++++ Supplied information

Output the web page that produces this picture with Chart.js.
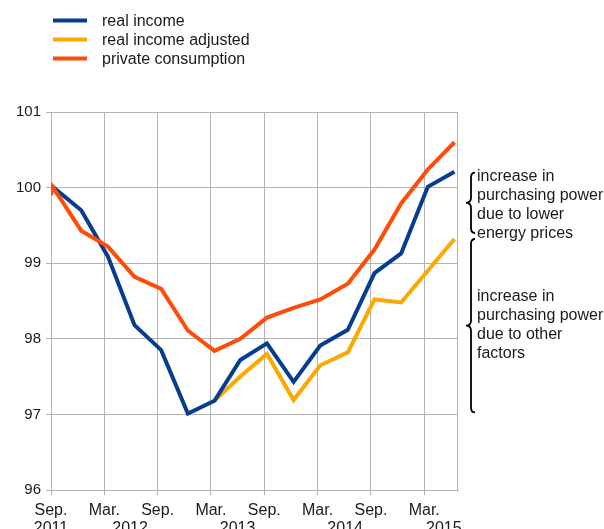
<!DOCTYPE html>
<html>
<head>
<meta charset="utf-8">
<script src="https://cdn.jsdelivr.net/npm/chart.js@4.4.1/dist/chart.umd.min.js"></script>
<style>
  body { margin: 0; background: #fff; }
</style>
</head>
<body>
<canvas id="chart" width="604" height="529"></canvas>
<script>
// months since Sep. 2011 for each quarterly observation
const months = [0.2, 3.4, 6.4, 9.4, 12.4, 15.4, 18.4, 21.3, 24.3, 27.3, 30.3, 33.4, 36.4, 39.4, 42.4, 45.4];
const realIncome = [100.01, 99.70, 99.09, 98.18, 97.85, 97.01, 97.18, 97.72, 97.94, 97.43, 97.91, 98.12, 98.87, 99.13, 100.01, 100.21];
const realIncomeAdjusted = [null, null, null, null, null, null, 97.18, 97.50, 97.80, 97.19, 97.65, 97.82, 98.52, 98.48, 98.90, 99.32];
// private consumption has one extra starting point on the axis
const consumptionMonths = [0, 0.2, 3.4, 6.4, 9.4, 12.4, 15.4, 18.4, 21.3, 24.3, 27.3, 30.3, 33.4, 36.4, 39.4, 42.4, 45.4];
const privateConsumption = [99.90, 100.01, 99.43, 99.22, 98.82, 98.66, 98.11, 97.84, 98.00, 98.28, 98.41, 98.52, 98.73, 99.18, 99.79, 100.24, 100.60];

const tickMonths = [0, 6, 12, 18, 24, 30, 36, 42];
const tickLabels = ['Sep.', 'Mar.', 'Sep.', 'Mar.', 'Sep.', 'Mar.', 'Sep.', 'Mar.'];
const yearMonths = [0, 8.9, 21.0, 33.1, 44.2];
const yearLabels = ['2011', '2012', '2013', '2014', '2015'];

const seriesNames = ['real income', 'real income adjusted', 'private consumption'];
const colors = ['#063d8e', '#fba800', '#ff4c08'];

const upperNote = ['increase in', 'purchasing power', 'due to lower', 'energy prices'];
const lowerNote = ['increase in', 'purchasing power', 'due to other', 'factors'];

const FONT = '16px "Liberation Sans", Arial, sans-serif';
const TEXT = '#1a1a1a';

function pts(xs, ys) {
    return xs.map((m, i) => ({ x: m, y: ys[i] }));
}

function brace(ctx, x, y1, y2) {
    const m = (y1 + y2) / 2, r = 5;
    ctx.beginPath();
    ctx.moveTo(x + 4, y1);
    ctx.quadraticCurveTo(x, y1, x, y1 + r);
    ctx.lineTo(x, m - r);
    ctx.quadraticCurveTo(x, m, x - 5, m);
    ctx.quadraticCurveTo(x, m, x, m + r);
    ctx.lineTo(x, y2 - r);
    ctx.quadraticCurveTo(x, y2, x + 4, y2);
    ctx.stroke();
}

const extras = {
    id: 'extras',
    afterDraw(chart) {
        const ctx = chart.ctx;
        const xs = chart.scales.x, ys = chart.scales.y;
        const area = chart.chartArea;
        ctx.save();

        // frame right edge
        ctx.strokeStyle = '#b3b3b3';
        ctx.lineWidth = 1;
        ctx.beginPath();
        ctx.moveTo(Math.round(area.right) - 0.5, area.top);
        ctx.lineTo(Math.round(area.right) - 0.5, area.bottom);
        ctx.stroke();

        // legend
        ctx.font = FONT;
        ctx.fillStyle = TEXT;
        ctx.textBaseline = 'alphabetic';
        seriesNames.forEach((name, i) => {
            const y = 20.5 + i * 19;
            ctx.strokeStyle = colors[i];
            ctx.lineWidth = 4;
            ctx.beginPath();
            ctx.moveTo(53, y);
            ctx.lineTo(87, y);
            ctx.stroke();
            ctx.fillText(name, 102, y + 5.5);
        });

        // year labels under the month labels
        ctx.textAlign = 'center';
        yearMonths.forEach((m, i) => {
            ctx.fillText(yearLabels[i], xs.getPixelForValue(m), 533);
        });

        // braces and notes
        const last = realIncome.length - 1;
        const yTop = ys.getPixelForValue(realIncome[last]) + 1;
        const yMid = ys.getPixelForValue(realIncomeAdjusted[last]);
        const yBot = ys.getPixelForValue(97) - 2;
        ctx.strokeStyle = '#000';
        ctx.lineWidth = 1.8;
        brace(ctx, 471, yTop, yMid - 6);
        brace(ctx, 471, yMid, yBot);

        ctx.textAlign = 'left';
        upperNote.forEach((t, i) => ctx.fillText(t, 477, 181 + i * 19));
        lowerNote.forEach((t, i) => ctx.fillText(t, 477, 301 + i * 19));
        ctx.restore();
    }
};

const config = {
    type: 'line',
    data: {
        datasets: [
            {
                label: seriesNames[0],
                data: pts(months, realIncome),
                borderColor: colors[0],
                order: 1
            },
            {
                label: seriesNames[1],
                data: pts(months, realIncomeAdjusted),
                borderColor: colors[1],
                order: 2
            },
            {
                label: seriesNames[2],
                data: pts(consumptionMonths, privateConsumption),
                borderColor: colors[2],
                order: 0
            }
        ]
    },
    options: {
        responsive: false,
        animation: false,
        devicePixelRatio: 1,
        layout: {
            padding: { left: 1, top: 112, right: 146, bottom: 0 }
        },
        elements: {
            line: { borderWidth: 4, tension: 0, fill: false, borderCapStyle: 'butt' },
            point: { radius: 0, hoverRadius: 0 }
        },
        scales: {
            x: {
                type: 'linear',
                min: 0,
                max: 45.8,
                afterBuildTicks: s => { s.ticks = tickMonths.map(v => ({ value: v })); },
                afterFit: s => { s.height = 39; },
                grid: { color: '#b3b3b3', tickLength: 5, tickColor: '#b3b3b3' },
                border: { color: '#b3b3b3' },
                ticks: {
                    autoSkip: false,
                    maxRotation: 0,
                    padding: 6,
                    color: TEXT,
                    font: { family: '"Liberation Sans", Arial, sans-serif', size: 16 },
                    callback: (v, i) => tickLabels[i]
                }
            },
            y: {
                min: 96,
                max: 101,
                afterFit: s => { s.width = 50; },
                grid: { color: '#b3b3b3', tickLength: 5, tickColor: '#b3b3b3' },
                border: { color: '#b3b3b3' },
                ticks: {
                    stepSize: 1,
                    padding: 5,
                    color: TEXT,
                    font: { family: '"Liberation Sans", Arial, sans-serif', size: 15 }
                }
            }
        },
        plugins: {
            legend: { display: false },
            tooltip: { enabled: false }
        }
    },
    plugins: [extras]
};

const graphique = new Chart(document.querySelector('#chart').getContext('2d'), config);
</script>
</body>
</html>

++++++++

## [What you should do]
Reproduce the listing above exactly, excluding all pictures.

## [Solution to this task]
Output the web page that produces this picture with Chart.js.
<!DOCTYPE html>
<html>
<head>
<meta charset="utf-8">
<script src="https://cdn.jsdelivr.net/npm/chart.js@4.4.1/dist/chart.umd.min.js"></script>
<style>
  body { margin: 0; background: #fff; }
</style>
</head>
<body>
<canvas id="chart" width="604" height="529"></canvas>
<script>
// months since Sep. 2011 for each quarterly observation
const months = [0.2, 3.4, 6.4, 9.4, 12.4, 15.4, 18.4, 21.3, 24.3, 27.3, 30.3, 33.4, 36.4, 39.4, 42.4, 45.4];
const realIncome = [100.01, 99.70, 99.09, 98.18, 97.85, 97.01, 97.18, 97.72, 97.94, 97.43, 97.91, 98.12, 98.87, 99.13, 100.01, 100.21];
const realIncomeAdjusted = [null, null, null, null, null, null, 97.18, 97.50, 97.80, 97.19, 97.65, 97.82, 98.52, 98.48, 98.90, 99.32];
// private consumption has one extra starting point on the axis
const consumptionMonths = [0, 0.2, 3.4, 6.4, 9.4, 12.4, 15.4, 18.4, 21.3, 24.3, 27.3, 30.3, 33.4, 36.4, 39.4, 42.4, 45.4];
const privateConsumption = [99.90, 100.01, 99.43, 99.22, 98.82, 98.66, 98.11, 97.84, 98.00, 98.28, 98.41, 98.52, 98.73, 99.18, 99.79, 100.24, 100.60];

const tickMonths = [0, 6, 12, 18, 24, 30, 36, 42];
const tickLabels = ['Sep.', 'Mar.', 'Sep.', 'Mar.', 'Sep.', 'Mar.', 'Sep.', 'Mar.'];
const yearMonths = [0, 8.9, 21.0, 33.1, 44.2];
const yearLabels = ['2011', '2012', '2013', '2014', '2015'];

const seriesNames = ['real income', 'real income adjusted', 'private consumption'];
const colors = ['#063d8e', '#fba800', '#ff4c08'];

const upperNote = ['increase in', 'purchasing power', 'due to lower', 'energy prices'];
const lowerNote = ['increase in', 'purchasing power', 'due to other', 'factors'];

const FONT = '16px "Liberation Sans", Arial, sans-serif';
const TEXT = '#1a1a1a';

function pts(xs, ys) {
    return xs.map((m, i) => ({ x: m, y: ys[i] }));
}

function brace(ctx, x, y1, y2) {
    const m = (y1 + y2) / 2, r = 5;
    ctx.beginPath();
    ctx.moveTo(x + 4, y1);
    ctx.quadraticCurveTo(x, y1, x, y1 + r);
    ctx.lineTo(x, m - r);
    ctx.quadraticCurveTo(x, m, x - 5, m);
    ctx.quadraticCurveTo(x, m, x, m + r);
    ctx.lineTo(x, y2 - r);
    ctx.quadraticCurveTo(x, y2, x + 4, y2);
    ctx.stroke();
}

const extras = {
    id: 'extras',
    afterDraw(chart) {
        const ctx = chart.ctx;
        const xs = chart.scales.x, ys = chart.scales.y;
        const area = chart.chartArea;
        ctx.save();

        // frame right edge
        ctx.strokeStyle = '#b3b3b3';
        ctx.lineWidth = 1;
        ctx.beginPath();
        ctx.moveTo(Math.round(area.right) - 0.5, area.top);
        ctx.lineTo(Math.round(area.right) - 0.5, area.bottom);
        ctx.stroke();

        // legend
        ctx.font = FONT;
        ctx.fillStyle = TEXT;
        ctx.textBaseline = 'alphabetic';
        seriesNames.forEach((name, i) => {
            const y = 20.5 + i * 19;
            ctx.strokeStyle = colors[i];
            ctx.lineWidth = 4;
            ctx.beginPath();
            ctx.moveTo(53, y);
            ctx.lineTo(87, y);
            ctx.stroke();
            ctx.fillText(name, 102, y + 5.5);
        });

        // year labels under the month labels
        ctx.textAlign = 'center';
        yearMonths.forEach((m, i) => {
            ctx.fillText(yearLabels[i], xs.getPixelForValue(m), 533);
        });

        // braces and notes
        const last = realIncome.length - 1;
        const yTop = ys.getPixelForValue(realIncome[last]) + 1;
        const yMid = ys.getPixelForValue(realIncomeAdjusted[last]);
        const yBot = ys.getPixelForValue(97) - 2;
        ctx.strokeStyle = '#000';
        ctx.lineWidth = 1.8;
        brace(ctx, 471, yTop, yMid - 6);
        brace(ctx, 471, yMid, yBot);

        ctx.textAlign = 'left';
        upperNote.forEach((t, i) => ctx.fillText(t, 477, 181 + i * 19));
        lowerNote.forEach((t, i) => ctx.fillText(t, 477, 301 + i * 19));
        ctx.restore();
    }
};

const config = {
    type: 'line',
    data: {
        datasets: [
            {
                label: seriesNames[0],
                data: pts(months, realIncome),
                borderColor: colors[0],
                order: 1
            },
            {
                label: seriesNames[1],
                data: pts(months, realIncomeAdjusted),
                borderColor: colors[1],
                order: 2
            },
            {
                label: seriesNames[2],
                data: pts(consumptionMonths, privateConsumption),
                borderColor: colors[2],
                order: 0
            }
        ]
    },
    options: {
        responsive: false,
        animation: false,
        devicePixelRatio: 1,
        layout: {
            padding: { left: 1, top: 112, right: 146, bottom: 0 }
        },
        elements: {
            line: { borderWidth: 4, tension: 0, fill: false, borderCapStyle: 'butt' },
            point: { radius: 0, hoverRadius: 0 }
        },
        scales: {
            x: {
                type: 'linear',
                min: 0,
                max: 45.8,
                afterBuildTicks: s => { s.ticks = tickMonths.map(v => ({ value: v })); },
                afterFit: s => { s.height = 39; },
                grid: { color: '#b3b3b3', tickLength: 5, tickColor: '#b3b3b3' },
                border: { color: '#b3b3b3' },
                ticks: {
                    autoSkip: false,
                    maxRotation: 0,
                    padding: 6,
                    color: TEXT,
                    font: { family: '"Liberation Sans", Arial, sans-serif', size: 16 },
                    callback: (v, i) => tickLabels[i]
                }
            },
            y: {
                min: 96,
                max: 101,
                afterFit: s => { s.width = 50; },
                grid: { color: '#b3b3b3', tickLength: 5, tickColor: '#b3b3b3' },
                border: { color: '#b3b3b3' },
                ticks: {
                    stepSize: 1,
                    padding: 5,
                    color: TEXT,
                    font: { family: '"Liberation Sans", Arial, sans-serif', size: 15 }
                }
            }
        },
        plugins: {
            legend: { display: false },
            tooltip: { enabled: false }
        }
    },
    plugins: [extras]
};

const graphique = new Chart(document.querySelector('#chart').getContext('2d'), config);
</script>
</body>
</html>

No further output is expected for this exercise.